George “Twitter” William Johnston
March 29, 1889 – April 29, 1962
See?? Isn’t that creepy? Unfortunately, I have no tale of terror to add to the myth of the clown grave. Our friends beeped the horn and we ran back to the car giggling after only a few minutes. It was a cemetery at night, after all. What gets me about the grave itself is not the clown but the epitaph penned by Twitter Johnston:
“To talk beneath the moon
To sleep beneath the sun
To live in a land of going to do
And die with nothing done.”
Why was he focused on regret at the end? What was left undone? I could only find one little blurb about the man who wrote the verse, but to an onlooker it seems like he led an interesting life. He was an acrobat, a sleight of hand artist, a circus performer, a tumbler, he was a part of a vaudeville troupe and traveled fairly extensively. Sounds like someone who was following his passion – and yet at the end he’s still looking over his list of things to do and lamenting that so much was left unchecked.

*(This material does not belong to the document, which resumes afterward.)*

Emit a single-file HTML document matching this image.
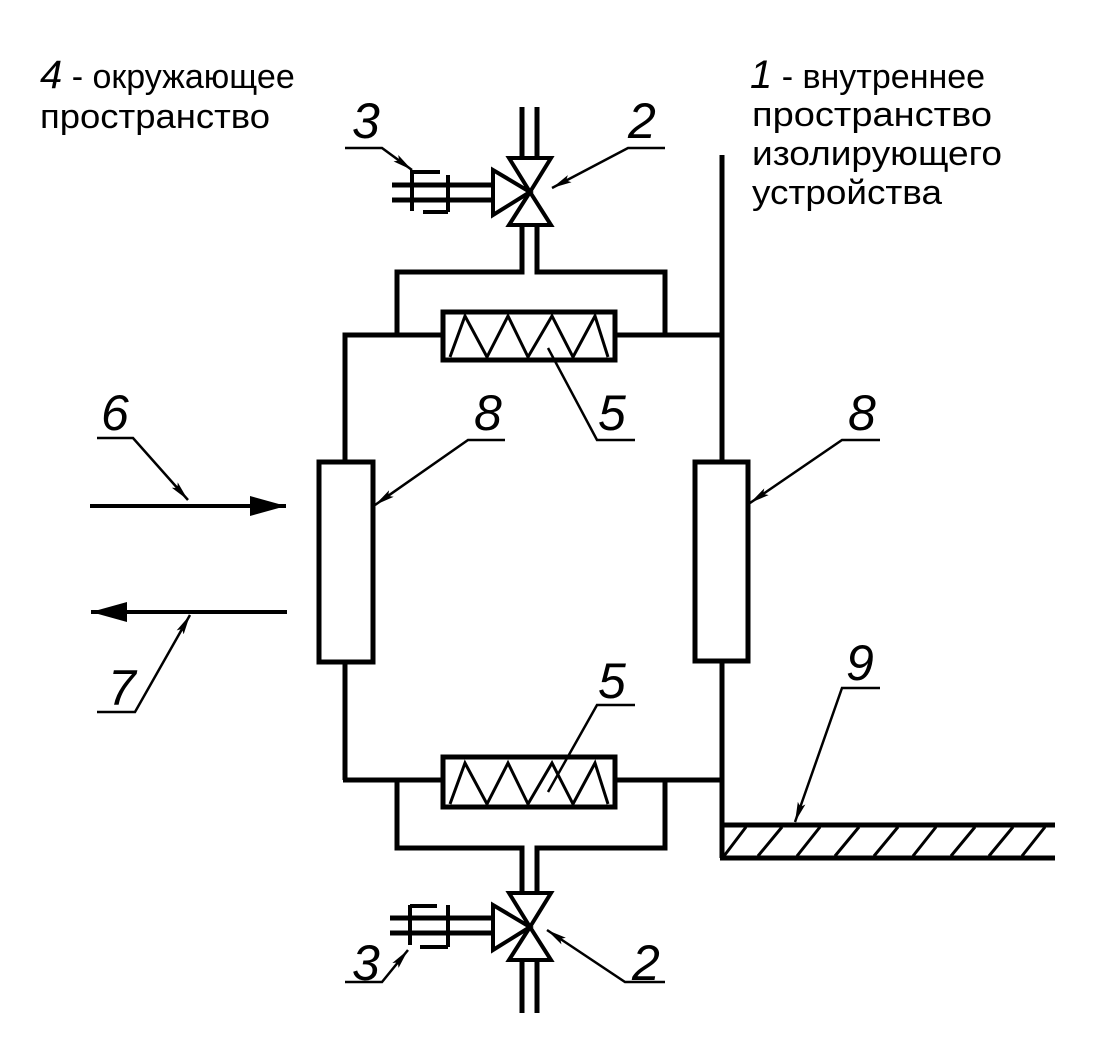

He maybe didn’t think he got much done while he was here, but his nickname has become pretty influential in the past couple of years. We’ve been talking about him everyday and didn’t even know it.
I’m trying to put a positive spin on his message, but it’s not coming together. Maybe he was trying to leave us, like the audience at his performances, wanting more. In the end it sounds like he procrastinated on what he wanted his life to be about and was disappointed in himself. I dunno… what do you get out of it?
After reading about Twitter and listening to an interview with him from the CBC Archives, the clown grave feels less creepy. He was just a guy who made his living entertaining people during a tumultuous time in history. It’s still sad, but in the end this is how he wanted to be memorialized. Weird to us now, but I guess it made sense to him.
*You can see in one of the old photos that the umbrella there now was originally a bouquet of flowers. Wonder why they changed it?